◆ Short exercise: Scan the lines below for the string "this" and copy every one that has it.

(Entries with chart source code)
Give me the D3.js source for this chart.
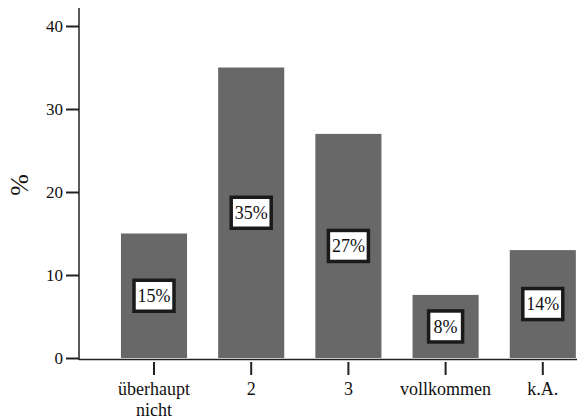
<!DOCTYPE html>
<html><head><meta charset="utf-8">
<script src="https://cdn.jsdelivr.net/npm/d3@7"></script>
</head><body style="margin:0;background:#fff">
<svg id="chart" width="577" height="420"></svg>
<script>
const categories = [["überhaupt","nicht"],["2"],["3"],["vollkommen"],["k.A."]];
const values = [15, 35, 27, 7.6, 13];
const valueLabels = ["15%","35%","27%","8%","14%"];
const yTicks = [0,10,20,30,40];

const svg = d3.select("#chart");
const y = d3.scaleLinear().domain([0,40]).range([358,26]);
const x = d3.scaleBand().domain(d3.range(categories.length)).range([105.4,591.4]).paddingInner(0.32).paddingOuter(0.16);

function serif(sel, size){
  sel.style("font-family",'"Times New Roman"').style("font-size", size+"px").attr("fill","#111");
}

svg.append("line").attr("x1",79).attr("x2",577).attr("y1",y(0)+1.5).attr("y2",y(0)+1.5)
  .attr("stroke","#222").attr("stroke-width",1.5);

svg.selectAll("rect.bar").data(values).join("rect").attr("class","bar")
  .attr("x",(d,i)=>x(i)).attr("width",x.bandwidth())
  .attr("y",d=>y(d)).attr("height",d=>y(0)-y(d))
  .attr("fill","#686868");

const g = svg.selectAll("g.lab").data(values).join("g").attr("class","lab")
  .attr("transform",(d,i)=>`translate(${x(i)+x.bandwidth()/2},${(y(d)+y(0))/2})`);
g.append("rect").attr("x",(d,i)=>valueLabels[i].length>2?-20:-17).attr("y",-15.5)
  .attr("width",(d,i)=>valueLabels[i].length>2?40:34).attr("height",31)
  .attr("fill","#fff").attr("stroke","#1a1a1a").attr("stroke-width",3.5);
g.append("text").text((d,i)=>valueLabels[i]).attr("text-anchor","middle").attr("dy","0.34em")
  .call(serif,18);

const yAxis = d3.axisLeft(y).tickValues(yTicks).tickSize(13).tickPadding(3);
const ya = svg.append("g").attr("transform","translate(79,0)").call(yAxis);
ya.select(".domain").remove();
ya.selectAll(".tick line").attr("stroke","#222").attr("stroke-width",2);
ya.selectAll(".tick text").call(serif,17);
svg.append("line").attr("x1",79).attr("x2",79).attr("y1",8).attr("y2",y(0)+2)
  .attr("stroke","#222").attr("stroke-width",1.5);

const xa = svg.append("g");
categories.forEach((c,i)=>{
  const cx = x(i)+x.bandwidth()/2;
  xa.append("line").attr("x1",cx).attr("x2",cx).attr("y1",362).attr("y2",375)
    .attr("stroke","#222").attr("stroke-width",2);
  c.forEach((t,j)=>{
    xa.append("text").text(t).attr("x",cx).attr("y",395+j*21).attr("text-anchor","middle")
      .call(serif,18);
  });
});

svg.append("text").text("%").attr("transform","translate(28,185) rotate(-90)")
  .attr("text-anchor","middle").call(serif,26);
</script>
</body></html>
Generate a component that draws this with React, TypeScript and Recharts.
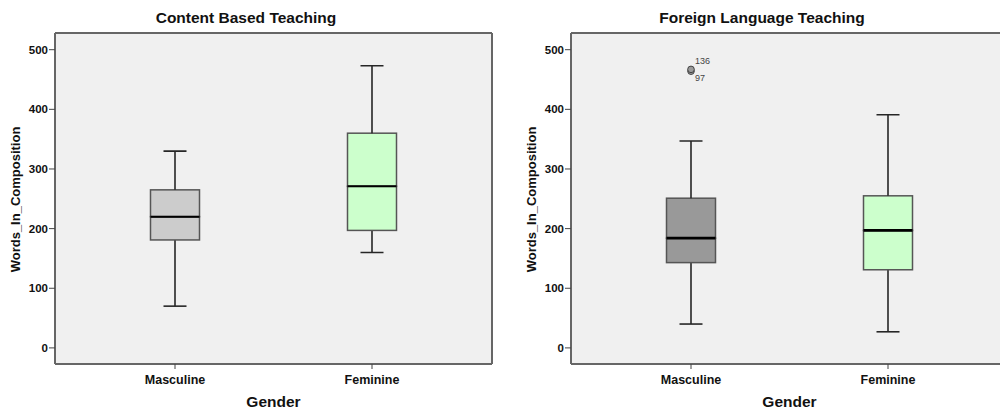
import React from 'react';
import { ComposedChart, Bar, Scatter, XAxis, YAxis, CartesianGrid, Cell } from 'recharts';

const FONT = '"Liberation Sans", Arial, sans-serif';

const categories = ['Masculine', 'Feminine'];
const yTicks = [0, 100, 200, 300, 400, 500];

// Content Based Teaching: five-number summaries per gender
const cbtMin = [70, 160];
const cbtQ1 = [181, 197];
const cbtMedian = [220, 271];
const cbtQ3 = [265, 360];
const cbtMax = [330, 473];

// Foreign Language Teaching
const fltMin = [40, 27];
const fltQ1 = [143, 131];
const fltMedian = [184, 197];
const fltQ3 = [251, 255];
const fltMax = [347, 391];
// two cases sit on top of each other above the masculine whisker
const fltOutlierIds = ['136', '97'];
const fltOutlier136 = [467, null];
const fltOutlier97 = [464, null];

const BOX_W = 49;
const CAP_W = 23;
const LINE = '#262626';
const BOX_STROKE = '#555555';
const FRAME = '#666666';

function buildRows(min: number[], q1: number[], med: number[], q3: number[], max: number[]) {
    return categories.map((g, i) => ({
        gender: g,
        base: min[i],
        lowWhisker: q1[i] - min[i],
        lowBox: med[i] - q1[i],
        highBox: q3[i] - med[i],
        highWhisker: max[i] - q3[i],
    }));
}

const cbtRows = buildRows(cbtMin, cbtQ1, cbtMedian, cbtQ3, cbtMax);
const fltRows = buildRows(fltMin, fltQ1, fltMedian, fltQ3, fltMax).map((r, i) => ({
    ...r,
    out136: fltOutlier136[i],
    out97: fltOutlier97[i],
}));

const WhiskerLow = (props: any) => {
    const { x, y, width, height } = props;
    const cx = x + width / 2;
    const yb = y + height;
    return (
        <g>
            <line x1={cx} y1={y} x2={cx} y2={yb} stroke={LINE} strokeWidth={1.6} />
            <line x1={cx - CAP_W / 2} y1={yb} x2={cx + CAP_W / 2} y2={yb} stroke={LINE} strokeWidth={1.6} />
        </g>
    );
};

const WhiskerHigh = (props: any) => {
    const { x, y, width, height } = props;
    const cx = x + width / 2;
    return (
        <g>
            <line x1={cx} y1={y} x2={cx} y2={y + height} stroke={LINE} strokeWidth={1.6} />
            <line x1={cx - CAP_W / 2} y1={y} x2={cx + CAP_W / 2} y2={y} stroke={LINE} strokeWidth={1.6} />
        </g>
    );
};

const BoxHalf = (props: any) => (
    <rect x={props.x} y={props.y} width={props.width} height={props.height}
        fill={props.fill} stroke={BOX_STROKE} strokeWidth={1.5} />
);

// upper half of the box also carries the median line along its bottom edge
const makeBoxUpper = (medianWidth: number) => (props: any) => {
    const { x, y, width, height, fill } = props;
    return (
        <g>
            <rect x={x} y={y} width={width} height={height} fill={fill} stroke={BOX_STROKE} strokeWidth={1.5} />
            <line x1={x} y1={y + height} x2={x + width} y2={y + height} stroke="#000" strokeWidth={medianWidth} />
        </g>
    );
};

const makeOutlier = (id: string, above: boolean) => (props: any) => {
    const { cx, cy } = props;
    if (cx == null || cy == null || Number.isNaN(cy)) return <g />;
    return (
        <g>
            <circle cx={cx} cy={cy} r={3.3} fill="#9a9a9a" stroke="#444" strokeWidth={1} />
            <text x={cx + 4} y={above ? cy - 5 : cy + 10} fontSize={9} fill="#444" fontFamily={FONT}>{id}</text>
        </g>
    );
};

const yLabel = (props: any) => {
    const vb = props.viewBox || { x: 0, y: 33, width: 55, height: 331 };
    const cx = vb.x + 15.5;
    const cy = vb.y + vb.height / 2 + 1;
    return (
        <text x={cx} y={cy} transform={`rotate(-90, ${cx}, ${cy})`} textAnchor="middle" dominantBaseline="central"
            fontSize={13} fontWeight="bold" fontFamily={FONT} fill="#111">
            Words_In_Composition
        </text>
    );
};

const xLabel = (props: any) => {
    const vb = props.viewBox || { x: 55, y: 364, width: 437, height: 45 };
    return (
        <text x={vb.x + vb.width / 2} y={vb.y + 43} textAnchor="middle"
            fontSize={15.5} fontWeight="bold" fontFamily={FONT} fill="#111">
            Gender
        </text>
    );
};

// grid lines only on the plot edges, so the grid acts as the frame
const frameRows = ({ offset }: any) => [offset.top, offset.top + offset.height];
const frameCols = ({ offset }: any) => [offset.left, offset.left + offset.width];

function GroupBoxPlot({ title, rows, fills, medianWidth, left, outliers }: {
    title: string; rows: any[]; fills: string[]; medianWidth: number; left: number; outliers?: boolean;
}) {
    const tickStyle = { fontSize: 11.5, fontWeight: 'bold' as const, fill: '#111', fontFamily: FONT };
    return (
        <div style={{ position: 'absolute', left, top: 0, width: 500, height: 409 }}>
            <div style={{
                position: 'absolute', left: 0, width: 492, top: 9, textAlign: 'center',
                fontFamily: FONT, fontWeight: 'bold', fontSize: 15.5, color: '#111', lineHeight: '18px',
            }}>{title}</div>
            <ComposedChart width={500} height={409} data={rows} margin={{ top: 33, right: 8, bottom: 0, left: 0 }}>
                <CartesianGrid fill="#f0f0f0" stroke={FRAME} strokeWidth={2}
                    horizontalCoordinatesGenerator={frameRows} verticalCoordinatesGenerator={frameCols} />
                <XAxis dataKey="gender" type="category" height={45} padding={{ left: 21.5, right: 21.5 }}
                    axisLine={{ stroke: FRAME, strokeWidth: 2 }} tickLine={{ stroke: '#444' }} tickSize={5} tickMargin={6}
                    tick={{ ...tickStyle, fontSize: 12.5 }} interval={0} label={{ content: xLabel }} />
                <YAxis type="number" domain={[-27, 528]} ticks={yTicks} allowDataOverflow width={55}
                    axisLine={{ stroke: FRAME, strokeWidth: 2 }} tickLine={{ stroke: '#444' }} tickSize={6} tickMargin={1}
                    tick={tickStyle} label={{ content: yLabel }} />
                <Bar dataKey="base" stackId="b" barSize={BOX_W} fill="transparent" isAnimationActive={false} />
                <Bar dataKey="lowWhisker" stackId="b" barSize={BOX_W} shape={WhiskerLow} isAnimationActive={false} />
                <Bar dataKey="lowBox" stackId="b" barSize={BOX_W} shape={BoxHalf} isAnimationActive={false}>
                    {rows.map((r, i) => <Cell key={r.gender} fill={fills[i]} />)}
                </Bar>
                <Bar dataKey="highBox" stackId="b" barSize={BOX_W} shape={makeBoxUpper(medianWidth)} isAnimationActive={false}>
                    {rows.map((r, i) => <Cell key={r.gender} fill={fills[i]} />)}
                </Bar>
                <Bar dataKey="highWhisker" stackId="b" barSize={BOX_W} shape={WhiskerHigh} isAnimationActive={false} />
                {outliers && (
                    <Scatter dataKey="out97" shape={makeOutlier(fltOutlierIds[1], false)} isAnimationActive={false} />
                )}
                {outliers && (
                    <Scatter dataKey="out136" shape={makeOutlier(fltOutlierIds[0], true)} isAnimationActive={false} />
                )}
            </ComposedChart>
        </div>
    );
}

export default function App() {
    return (
        <div style={{ position: 'absolute', left: 0, top: 0, width: 1000, height: 409, overflow: 'hidden', background: '#fff' }}>
            <GroupBoxPlot title="Content Based Teaching" rows={cbtRows} fills={['#cccccc', '#ccffcc']}
                medianWidth={2} left={0} />
            <GroupBoxPlot title="Foreign Language Teaching" rows={fltRows} fills={['#999999', '#ccffcc']}
                medianWidth={2.6} left={516} outliers />
        </div>
    );
}
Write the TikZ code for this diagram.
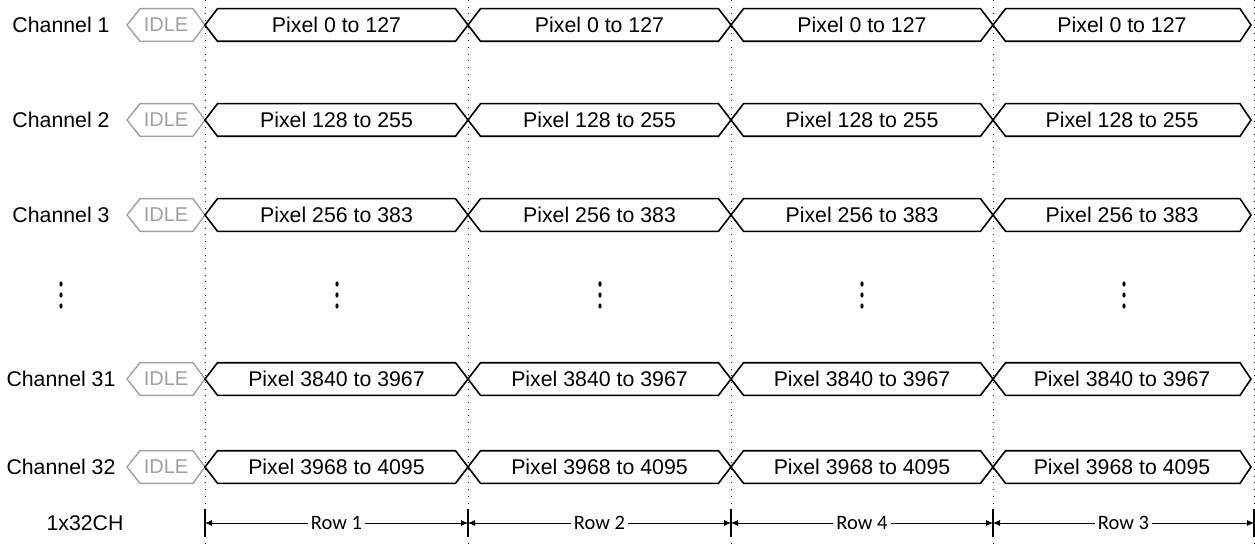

◆ Full solution:
Give me the D3.js source for this chart.
Generate a component that draws this with React, TypeScript and Recharts.
Write the TikZ code for this diagram.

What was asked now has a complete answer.